Religare Enterprises Ltd (REL), Pune-based Kotle Patil Developers Limited (KPDL), Jindal Steel & Power, Apollo Hospitals and GMR have been named in a long list of companies which allegedly benefitted from partnerships with multinationals in Mauritius without paying capital gains tax, and remitted funds through the FDI route in India. An investigation carried out by the International Consortium of Investigative Journalists (ICIJ) and The Indian Express reveals a study of data from Conyers Dill & Pearman, a law firm that started its operations from Bahamas way back in 1928 and Mauritius in 2009.
Conyers claims to be a leading international law firm with a broad client base including FTSE 100 and Fortune 500 companies, international finance houses and asset managers. The firm specialises in investments in Bermuda, British Virgin Islands and the Cayman Islands. The report says these Indian companies benefitted from the Double Taxation Avoidance Agreement (DTAA) signed between India and Mauritius in 1982. The pact allowed any Indian company to seek tax residency in Mauritius and thus pay zero capital gains tax.
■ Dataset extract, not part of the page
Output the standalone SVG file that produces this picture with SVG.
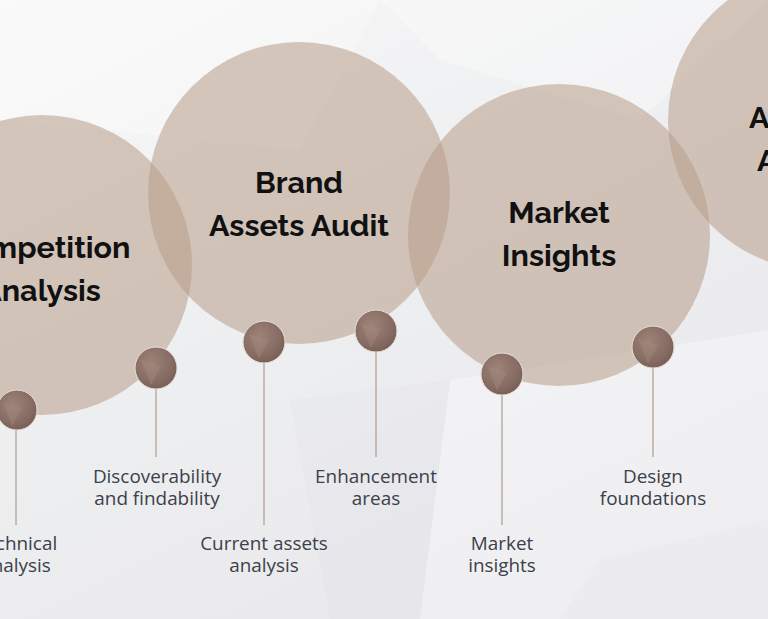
<svg xmlns="http://www.w3.org/2000/svg" width="768" height="619" viewBox="0 0 768 619">
<defs>
<linearGradient id="bg" x1="0" y1="0" x2="0.6" y2="1">
<stop offset="0" stop-color="#f8f8f8"/>
<stop offset="0.5" stop-color="#eeeff1"/>
<stop offset="1" stop-color="#e9e9ec"/>
</linearGradient>
<radialGradient id="pin" cx="0.4" cy="0.35" r="0.7">
<stop offset="0" stop-color="#9d8278"/>
<stop offset="0.7" stop-color="#856b61"/>
<stop offset="1" stop-color="#765d54"/>
</radialGradient>
<style>
.big{fill:#b89c88;fill-opacity:0.55}
.title{font-family:Raleway,"Liberation Sans",Arial,sans-serif;font-weight:bold;font-size:30.5px;fill:#111;text-anchor:middle}
.lbl{font-family:"Open Sans","Noto Sans",sans-serif;font-size:18.9px;fill:#3b404a;text-anchor:middle}
.stem{stroke:#bcaaa2;stroke-width:1.5}
.ball{fill:url(#pin);stroke:#e6dcd6;stroke-width:1}
.facet{fill:#a88e84;fill-opacity:0.35}
</style>
</defs>
<rect width="768" height="619" fill="url(#bg)"/>
<g fill="#ffffff" fill-opacity="0.3">
<polygon points="0,0 380,0 300,150 0,120"/>
<polygon points="380,0 768,0 640,120 440,60"/>
<polygon points="450,380 768,330 768,619 420,619"/>
</g>
<g fill="#dcdde1" fill-opacity="0.18">
<polygon points="290,400 450,380 420,619 330,619"/>
<polygon points="600,560 768,520 768,619 560,619"/>
</g>

<g id="connectors">
<line class="stem" x1="16" y1="430" x2="16" y2="525"/>
<line class="stem" x1="156" y1="389" x2="156" y2="457"/>
<line class="stem" x1="264" y1="363" x2="264" y2="525"/>
<line class="stem" x1="376" y1="352" x2="376" y2="457"/>
<line class="stem" x1="502" y1="395" x2="502" y2="525"/>
<line class="stem" x1="653" y1="368" x2="653" y2="457"/>
</g>

<g id="node-competition">
<circle class="big" cx="42" cy="265" r="150"/>
<text class="title" x="40" y="258">Competition</text>
<text class="title" x="41" y="301">Analysis</text>
</g>
<g id="node-brand">
<circle class="big" cx="299" cy="193" r="151"/>
<text class="title" x="299" y="193">Brand</text>
<text class="title" x="299" y="236">Assets Audit</text>
</g>
<g id="node-market">
<circle class="big" cx="559" cy="235" r="151"/>
<text class="title" x="559" y="223">Market</text>
<text class="title" x="559" y="266">Insights</text>
</g>
<g id="node-fourth">
<circle class="big" cx="818" cy="120" r="150"/>
<text class="title" x="749" y="128" style="text-anchor:start">A</text>
<text class="title" x="757" y="171" style="text-anchor:start">A</text>
</g>

<g id="pin-technical">
<circle class="ball" cx="17" cy="410" r="20"/>
<polygon class="facet" points="3,402 22,408 12,426"/>
<text class="lbl" x="16" y="550">Technical</text>
<text class="lbl" x="16" y="572">analysis</text>
</g>
<g id="pin-discoverability">
<circle class="ball" cx="156" cy="368" r="21"/>
<polygon class="facet" points="141,360 161,366 151,385"/>
<text class="lbl" x="157" y="483">Discoverability</text>
<text class="lbl" x="157" y="505">and findability</text>
</g>
<g id="pin-current">
<circle class="ball" cx="264" cy="342" r="21"/>
<polygon class="facet" points="249,334 269,340 259,359"/>
<text class="lbl" x="264" y="550">Current assets</text>
<text class="lbl" x="264" y="572">analysis</text>
</g>
<g id="pin-enhancement">
<circle class="ball" cx="376" cy="331" r="21"/>
<polygon class="facet" points="361,323 381,329 371,348"/>
<text class="lbl" x="376" y="483">Enhancement</text>
<text class="lbl" x="376" y="505">areas</text>
</g>
<g id="pin-market">
<circle class="ball" cx="502" cy="374" r="21"/>
<polygon class="facet" points="487,366 507,372 497,391"/>
<text class="lbl" x="502" y="550">Market</text>
<text class="lbl" x="502" y="572">insights</text>
</g>
<g id="pin-design">
<circle class="ball" cx="653" cy="347" r="21"/>
<polygon class="facet" points="638,339 658,345 648,364"/>
<text class="lbl" x="653" y="483">Design</text>
<text class="lbl" x="653" y="505">foundations</text>
</g>
</svg>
As a result of the treaty, Mauritius soon became a major destination of re-routing investment back to India, without paying any capital gains tax. The growing investments through this route also led to several cases of round-tripping, abuse of the agreement, thus forcing the Indian government to finally impose 'capital gains tax' in 2016 by amending the 1983 DTAA agreement. After the DTAA amendment, it became useless for Indian companies to re-route funds through Mauritius, and it soon lost a tag of the country with the highest FDI in India. As per the report, India saw a 44 per cent decline in FDI from Mauritius in FY19 alone.
The Conyers data reveals Religare allegedly routed funds into an offshore company in Jersey, the largest of the Channel Islands between England and France. Malvinder and Shivinder-owned REL allegedly used a web of companies to route funds into this Jersey firm, which was solely owned by the Singh brothers and their spouses Japna Malvinder Singh and Aditi Shivinder Singh. Taking the benefit of the DTAA, they incorporated several companies in tax havens to raise funds and re-routed funds back to India.
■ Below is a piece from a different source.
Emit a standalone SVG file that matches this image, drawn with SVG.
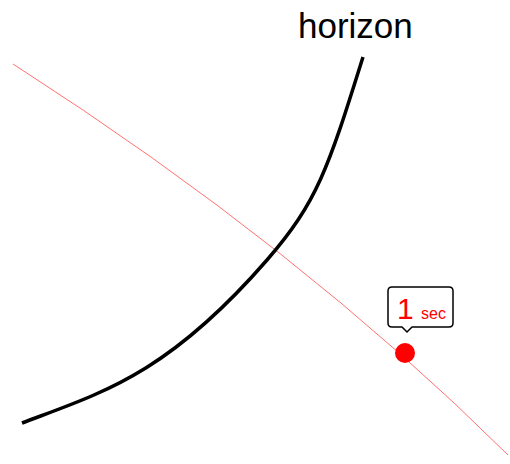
<svg xmlns="http://www.w3.org/2000/svg" width="510" height="464" viewBox="0 0 510 464">
<style>
.lbl{font-family:"Liberation Sans",Arial,sans-serif}
</style>
<rect width="510" height="464" fill="#fff"/>
<g id="connectors">
<path id="redline" d="M13,64 Q300,248 508,455" fill="none" stroke="#ff0000" stroke-width="0.8" stroke-opacity="0.7"/>
<path id="horizon-curve" d="M22,423 C102,392.6 167,375 267,260 C317,202.5 328,169 363,57" fill="none" stroke="#000" stroke-width="3.5"/>
</g>
<g id="horizon-label"><text class="lbl" x="298" y="38" font-size="35">horizon</text></g>
<g id="dot"><circle cx="405" cy="353" r="10" fill="#ff0000"/></g>
<g id="callout">
<path d="M392,287 H449 Q453,287 453,291 V323 Q453,327 449,327 H412 L407,332 L402,327 H392 Q388,327 388,323 V291 Q388,287 392,287 Z" fill="#fff" stroke="#000" stroke-width="1.5"/>
<text class="lbl" x="397" y="319" font-size="30" fill="#ff0000">1</text>
<text class="lbl" x="421" y="319" font-size="16" fill="#ff0000">sec</text>
</g>
</svg>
Similarly, Kolte Patil Developers Limited and US-based Portman Holdings LLC also allegedly invested $20 million in $200 million worth India Real Estate Fund set up in FY11. Conyers was a legal adviser to both KPDL and Portman to carry out their real estate projects in India. The data also reveals Jindal Steel and Power Ltd placing orders for four bulk carriers worth $108 million via a Mauritian company in 2012. US-based Mayo Clinic and its subsidiary Mayo Clinic also allegedly used the Mauritius route to partner with Apollo Hospitals and GMR to set up a high-end Hospital near Hyderabad airport, says the report, adding the project could not see the light of the day.
In reply to the allegations, Dharmendar Sesungkur, Mauritius Minister of Financial Services and Good Governance, told the daily that Mauritius was a "cooperative and clean jurisdiction". The Indian government officials, who spoke on the condition of anonymity, also agreed that the DTAA signed with Mauritius in 1983 had led to "treaty shopping".